For those seeking to release capital, refinancing can be a practical alternative to an outright sale. Many social housing investors successfully leverage their equity while retaining ownership of the underlying assets. This approach allows them to maintain valuable income streams while freeing up capital for other investments.
When full divestment is desired, selling portfolios to institutional buyers has become increasingly viable. These transactions typically involve lower costs than commercial property sales, with institutional investors valuing the stable, long-term returns that social housing portfolios provide.
While social housing may require more strategic exit planning than some alternatives, the sector now offers multiple pathways that balance liquidity needs with value preservation.
The period from 2020 to 2025 provided a stark testing ground for property investments across various sectors. Social housing was a remarkably stable asset class during these challenging economic conditions.
Social housing maintained strong performance throughout recent market turbulence due to two key factors: unwavering demand and state-backed rental income. While private rental markets experienced rent arrears and increased vacancies during the 2023 economic slowdown, social housing continued to deliver consistent returns.
According to data from the Welsh Government, social housing maintained occupancy rates above 98% during recent downturns, while commercial properties struggled with much higher vacancies—retail at 15.3% and London offices at 8.5% by late 2023.
Government support mechanisms played a crucial role in this resilience. The Affordable Homes Programme, which allocated substantial funding throughout the economic cycle, ensured continued development and stability in the sector. This programme created a buffer against market volatility that simply doesn't exist for other property investment types.
For investors seeking recession-resistant assets, social housing has proven its worth through actual performance during genuine economic stress.
Social housing investments form unique financing structures that blend government support with private capital, creating diverse options for investors. The sector benefits from government grants, such as the £2 billion injection announced in March 2025, which reduces upfront costs and enhances overall returns.
Leverage profiles in social housing tend to be conservative, with debt-to-equity ratios typically around 46%. This modest leverage reduces financial risk compared to more highly geared commercial properties, providing a buffer against market volatility.
One of the sector's key advantages is its built-in protection against interest rate fluctuations. Social housing rents are often linked to inflation, offering a natural hedge against rising rates. This feature provides more stable returns compared to fixed-income alternatives like corporate bonds or REITs, especially in periods of economic uncertainty.
However, a recent S&P Global analysis warns that nearly 70% of UK-rated social housing providers could face interest coverage challenges if high inflation and interest rates persist, requiring careful monitoring by investors. While this highlights the importance of due diligence, carefully structured investments through established housing associations are still a strong option for investors seeking low-volatility returns.
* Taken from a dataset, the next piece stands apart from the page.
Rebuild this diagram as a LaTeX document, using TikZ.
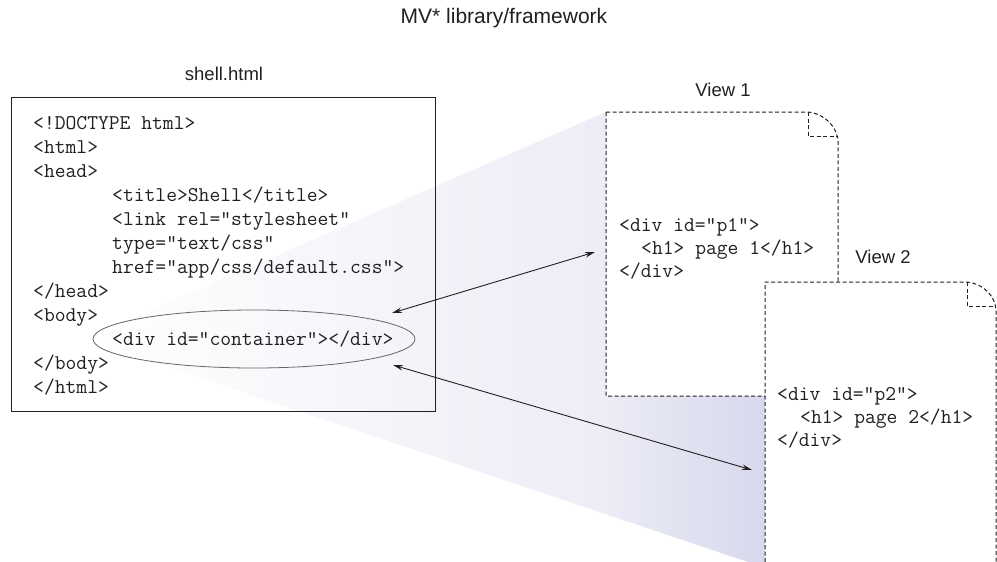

Constructing a well-balanced property portfolio requires strategic allocation across different asset classes to maximise returns while managing risk. Social housing has proven to be a valuable component in this mix.
Recent portfolio analysis demonstrates that adding social housing significantly reduces overall volatility. This stems from its remarkably low correlation with GDP fluctuations (0.7) compared to commercial real estate (2.4), making it an effective counterweight during economic uncertainty.
Many sophisticated investors now employ hybrid strategies that combine direct social housing ownership with REIT exposure. This approach pairs the stable income streams of direct ownership with the liquidity advantages of REITs, creating a more flexible investment position.
Forward-thinking portfolio managers are increasingly focusing on ESG considerations, particularly energy efficiency. Investments in retrofitting social housing properties align with tightening regulatory requirements and deliver practical benefits: reduced operating costs and higher tenant satisfaction rates.
Some of the most effective portfolios in today's market typically allocate 15-25% to social housing investments, balancing their defensive characteristics with the growth potential of other property classes. This allocation has shown optimal risk-adjusted returns in the current economic climate.